1) It has the author's name on the top-left corner of every page. I am aware this would probably not irritate the target audience, but it felt like I was reading a piece of English GCSE Original Writing coursework circa 2003.
2) In a similar way to said coursework, it is highly derivative. When you are 16, this is acceptable. When you are not, it is less so.
3) The whole "young people believing propoganda from a dictatorship" thing is good. Patrick Ness does this brilliantly in his Monsters of Men trilogy. It works much better when there is a central character that is likeable.
4) The central characters are not likeable.
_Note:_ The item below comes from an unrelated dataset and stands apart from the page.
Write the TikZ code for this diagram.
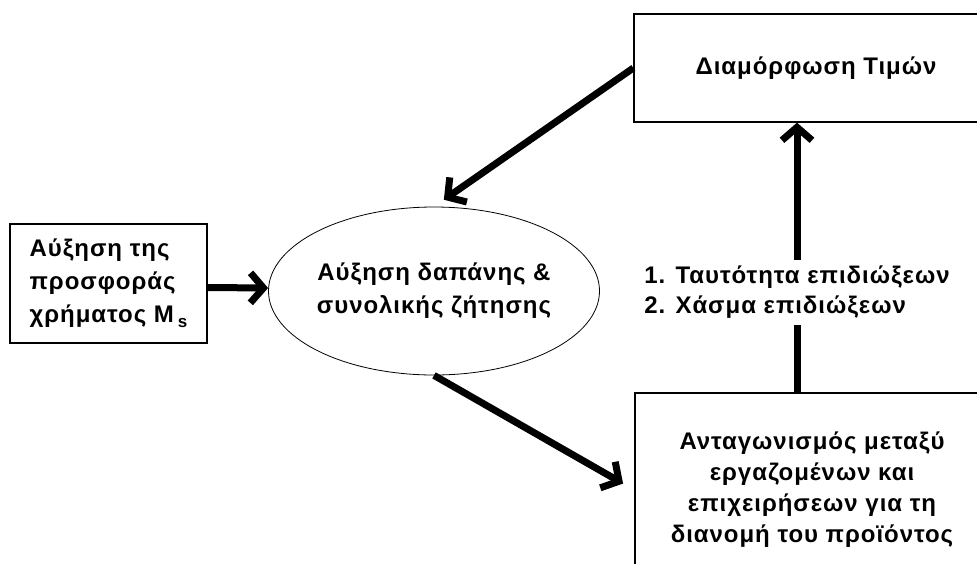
\documentclass[tikz,border=0pt]{standalone}
\usepackage{fontspec}
\setmainfont{Liberation Sans}[LetterSpace=4.0]
\usetikzlibrary{arrows.meta,shapes.geometric}

\tikzset{
    riquadro/.style={draw, line width=1.3pt, rectangle, font=\bfseries\fontsize{24}{31}\selectfont},
    ovale/.style={draw, line width=0.8pt, ellipse, inner sep=0pt, font=\bfseries\fontsize{24}{33}\selectfont},
    freccia/.style={line width=7pt, -{Straight Barb[length=13pt,width=30pt]}},
    etichetta/.style={fill=white, align=left, inner sep=6pt, font=\bfseries\fontsize{24}{30}\selectfont}
}

\begin{document}
\begin{tikzpicture}[x=1pt,y=-1pt]
    \useasboundingbox (0,0) rectangle (977,563);

    % Nodi
    \node[riquadro, align=left, minimum width=197pt, minimum height=119pt,
          font=\bfseries\fontsize{24}{33}\selectfont] (money) at (108.5,283.5)
        {Αύξηση της\\προσφοράς\\χρήματος M\,\raisebox{-5pt}{\fontsize{17}{17}\selectfont s}};
    \node[ovale, align=center, minimum width=318pt, minimum height=168pt] (spend) at (434,291)
        {Αύξηση δαπάνης \&\\συνολικής ζήτησης};
    \node[riquadro, minimum width=364pt, minimum height=108pt] (prices) at (816,68) {Διαμόρφωση Τιμών};
    \node[riquadro, align=center, minimum width=354pt, minimum height=194pt] (comp) at (812,490)
        {Ανταγωνισμός μεταξύ\\εργαζομένων και\\επιχειρήσεων για τη\\διανομή του προϊόντος};

    % Frecce
    \draw[freccia] ([yshift=-4pt]money.east) -- ([yshift=3pt]spend.west);
    \draw[freccia, shorten >=12pt] (prices.west) -- (spend.north);
    \draw[freccia, shorten >=13pt] (spend.south) -- (comp.west);
    \draw[freccia] ([xshift=-15pt]comp.north) -- ([xshift=-15pt]comp.north |- prices.south)
        node[etichetta, pos=0.37] (goals) {1. Ταυτότητα επιδιώξεων\\2. Χάσμα επιδιώξεων}; % Etichetta sulla freccia
\end{tikzpicture}
\end{document}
5) The central characters are called Evie, Raffy and Lucas. These are names from your average middle-class primary classroom circa 2013. They are not names for adults in a bizarre post-apocalyptic landscape. I don't know what those names are, but they are definitely *not* Evie, Raffy and Lucas. Teens are not scared of names that are unfamiliar. She seems to have used names from nieces/nephews etc. Another strong link to the C/D borderline hinterland of Original Writing coursework.
6) and BY FAR the most irritating. If this was better written, and had more likeable characters, it would have been fantastic. It felt rushed and sloppy. But the basic premise is completly brilliant. It needs picking apart and re-writing. Much like a... you get the picture.